++++ INPUT FOR THIS TASK ++++

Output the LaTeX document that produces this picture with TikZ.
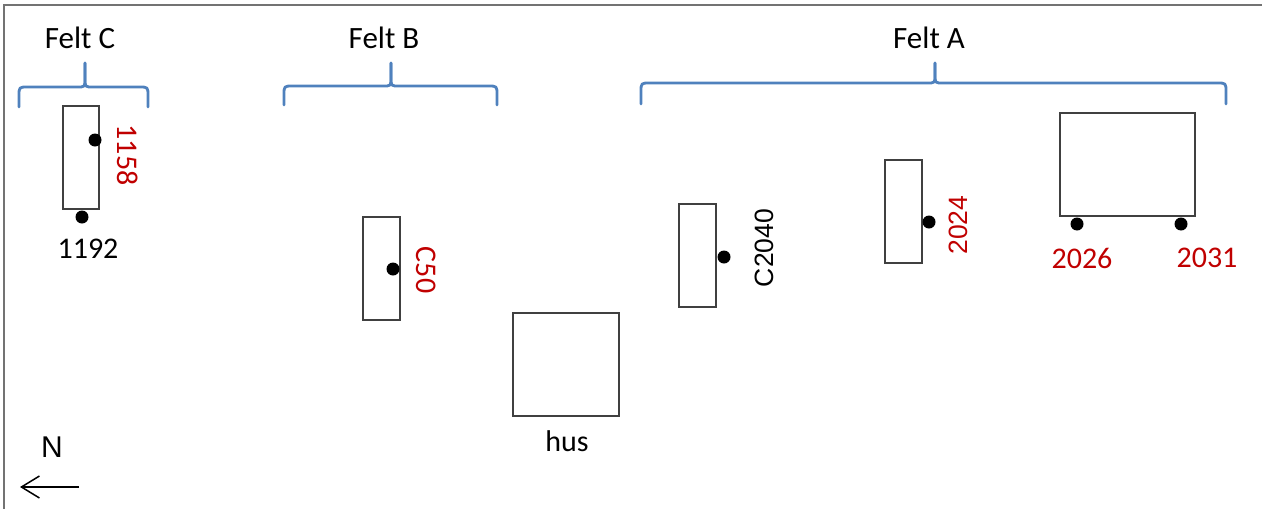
\documentclass[tikz,border=0pt]{standalone}
\usepackage{fontspec}
\setmainfont{Carlito}
\newfontfamily\arialf{Liberation Sans}
\usetikzlibrary{arrows.meta}
\definecolor{bracecol}{RGB}{79,129,189}
\definecolor{redlab}{RGB}{192,0,0}
\begin{document}
\begin{tikzpicture}[x=1pt,y=-1pt,
  brace/.style={draw=bracecol,line width=2.8pt,line cap=round,line join=round},
  plot/.style={draw=black!75,line width=1.3pt,minimum width=#1,inner sep=0pt,outer sep=0pt,fill=white},
  dotm/.style={circle,fill=black,inner sep=0pt,minimum size=13pt},
  feltlab/.style={font=\fontsize{31}{34}\selectfont},
  lab/.style={font=\fontsize{30}{34}\selectfont,inner sep=0pt},
  redl/.style={lab,text=redlab},
  arl/.style={font=\arialf\fontsize{26.5}{30}\selectfont,inner sep=0pt}
]
\useasboundingbox (0,0) rectangle (1262,509);
% frame
\draw[black!55,line width=1.3pt] (4,509) -- (4,5) -- (1262,5);

% braces: L, R, H, B, T, Top
\foreach \L/\R/\H/\B/\T/\Top in {19/148/87/107/85/63, 284/497/86/105/391/63, 641/1226/83/104/935/63}{
  \draw[brace] (\L,\B) -- (\L,\H+9) .. controls (\L,\H) .. (\L+9,\H) -- (\T-8,\H) .. controls (\T,\H) .. (\T,\H-8) -- (\T,\Top);
  \draw[brace] (\R,\B) -- (\R,\H+9) .. controls (\R,\H) .. (\R-9,\H) -- (\T+8,\H) .. controls (\T,\H) .. (\T,\H-8) -- (\T,\Top);
}
\node[feltlab] (feltC) at (80,38) {Felt C};
\node[feltlab] (feltB) at (384,38) {Felt B};
\node[feltlab] (feltA) at (929,38) {Felt A};

% Felt C
\node[plot=36pt,minimum height=103pt] (rc) at (81,157.5) {};
\node[dotm] (d1158) at (95,140) {};
\node[dotm] (d1192) at (82,217) {};
\node[redl,rotate=-90] (l1158) at (128,155) {1158};
\node[lab] (l1192) at (88,249) {1192};

% Felt B
\node[plot=37pt,minimum height=103pt] (rb) at (381.5,268.5) {};
\node[dotm] (dc50) at (393,269) {};
\node[redl,rotate=-90] (lc50) at (426,270) {C50};

% hus
\node[plot=106pt,minimum height=103pt] (hus) at (566,364.5) {};
\node[lab] (lhus) at (567,441) {hus};

% C2040
\node[plot=37pt,minimum height=103pt] (ra1) at (697.5,255.5) {};
\node[dotm] (dc2040) at (724,257) {};
\node[arl,rotate=90] (lc2040) at (764,248) {C2040};

% 2024
\node[plot=37pt,minimum height=103pt] (ra2) at (903.5,211.5) {};
\node[dotm] (d2024) at (929,222) {};
\node[arl,rotate=90,text=redlab] (l2024) at (958,225) {2024};

% big rect
\node[plot=135pt,minimum height=103pt] (ra3) at (1127.5,164.5) {};
\node[dotm] (d2026) at (1077,224) {};
\node[dotm] (d2031) at (1181,224) {};
\node[redl] (l2026) at (1082,258) {2026};
\node[redl] (l2031) at (1207,258) {2031};

% north arrow
\node[font=\arialf\fontsize{30}{32}\selectfont,inner sep=0pt] (north) at (52,447) {N};
\coordinate (na) at (79,487);
\coordinate (nb) at (20,487);
\draw[line width=1.5pt,-{Straight Barb[length=18pt,width=22pt,line width=1.5pt]}] (na) -- (nb);
\end{tikzpicture}
\end{document}
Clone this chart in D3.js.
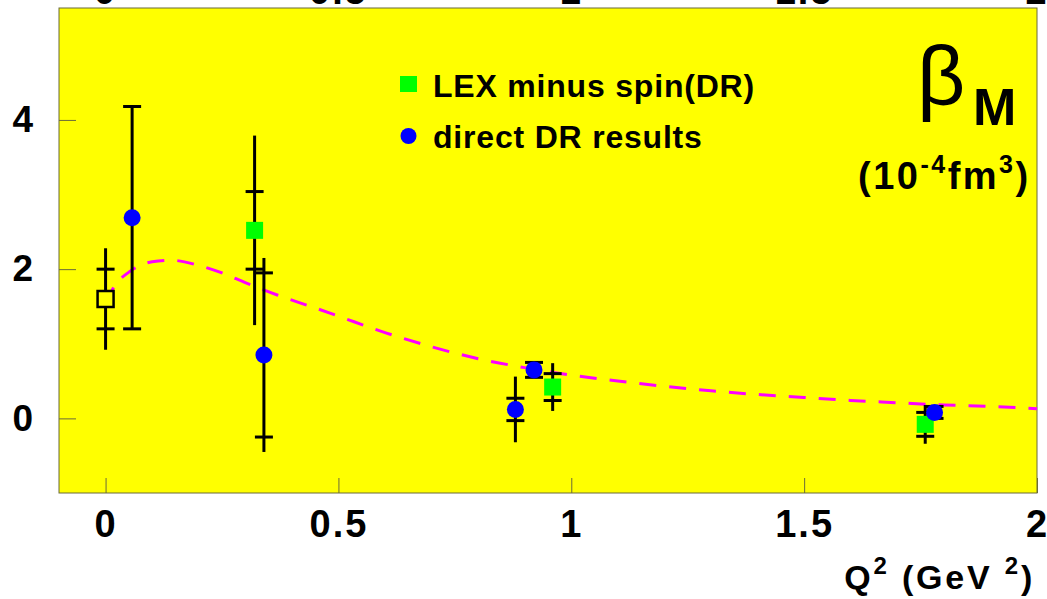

++++

» SHORT TASK
In your copy, leave out the pictures and reproduce the material above exactly.

» WRITTEN RESPONSE
Output the LaTeX document that produces this picture with TikZ.
\documentclass[tikz,border=0pt]{standalone}
\usepackage{fontspec}
\setmainfont{Carlito}
\newfontfamily\arialf{Liberation Sans}
\usetikzlibrary{arrows.meta}
\definecolor{bracecol}{RGB}{79,129,189}
\definecolor{redlab}{RGB}{192,0,0}
\begin{document}
\begin{tikzpicture}[x=1pt,y=-1pt,
  brace/.style={draw=bracecol,line width=2.8pt,line cap=round,line join=round},
  plot/.style={draw=black!75,line width=1.3pt,minimum width=#1,inner sep=0pt,outer sep=0pt,fill=white},
  dotm/.style={circle,fill=black,inner sep=0pt,minimum size=13pt},
  feltlab/.style={font=\fontsize{31}{34}\selectfont},
  lab/.style={font=\fontsize{30}{34}\selectfont,inner sep=0pt},
  redl/.style={lab,text=redlab},
  arl/.style={font=\arialf\fontsize{26.5}{30}\selectfont,inner sep=0pt}
]
\useasboundingbox (0,0) rectangle (1262,509);
% frame
\draw[black!55,line width=1.3pt] (4,509) -- (4,5) -- (1262,5);

% braces: L, R, H, B, T, Top
\foreach \L/\R/\H/\B/\T/\Top in {19/148/87/107/85/63, 284/497/86/105/391/63, 641/1226/83/104/935/63}{
  \draw[brace] (\L,\B) -- (\L,\H+9) .. controls (\L,\H) .. (\L+9,\H) -- (\T-8,\H) .. controls (\T,\H) .. (\T,\H-8) -- (\T,\Top);
  \draw[brace] (\R,\B) -- (\R,\H+9) .. controls (\R,\H) .. (\R-9,\H) -- (\T+8,\H) .. controls (\T,\H) .. (\T,\H-8) -- (\T,\Top);
}
\node[feltlab] (feltC) at (80,38) {Felt C};
\node[feltlab] (feltB) at (384,38) {Felt B};
\node[feltlab] (feltA) at (929,38) {Felt A};

% Felt C
\node[plot=36pt,minimum height=103pt] (rc) at (81,157.5) {};
\node[dotm] (d1158) at (95,140) {};
\node[dotm] (d1192) at (82,217) {};
\node[redl,rotate=-90] (l1158) at (128,155) {1158};
\node[lab] (l1192) at (88,249) {1192};

% Felt B
\node[plot=37pt,minimum height=103pt] (rb) at (381.5,268.5) {};
\node[dotm] (dc50) at (393,269) {};
\node[redl,rotate=-90] (lc50) at (426,270) {C50};

% hus
\node[plot=106pt,minimum height=103pt] (hus) at (566,364.5) {};
\node[lab] (lhus) at (567,441) {hus};

% C2040
\node[plot=37pt,minimum height=103pt] (ra1) at (697.5,255.5) {};
\node[dotm] (dc2040) at (724,257) {};
\node[arl,rotate=90] (lc2040) at (764,248) {C2040};

% 2024
\node[plot=37pt,minimum height=103pt] (ra2) at (903.5,211.5) {};
\node[dotm] (d2024) at (929,222) {};
\node[arl,rotate=90,text=redlab] (l2024) at (958,225) {2024};

% big rect
\node[plot=135pt,minimum height=103pt] (ra3) at (1127.5,164.5) {};
\node[dotm] (d2026) at (1077,224) {};
\node[dotm] (d2031) at (1181,224) {};
\node[redl] (l2026) at (1082,258) {2026};
\node[redl] (l2031) at (1207,258) {2031};

% north arrow
\node[font=\arialf\fontsize{30}{32}\selectfont,inner sep=0pt] (north) at (52,447) {N};
\coordinate (na) at (79,487);
\coordinate (nb) at (20,487);
\draw[line width=1.5pt,-{Straight Barb[length=18pt,width=22pt,line width=1.5pt]}] (na) -- (nb);
\end{tikzpicture}
\end{document}
Clone this chart in D3.js.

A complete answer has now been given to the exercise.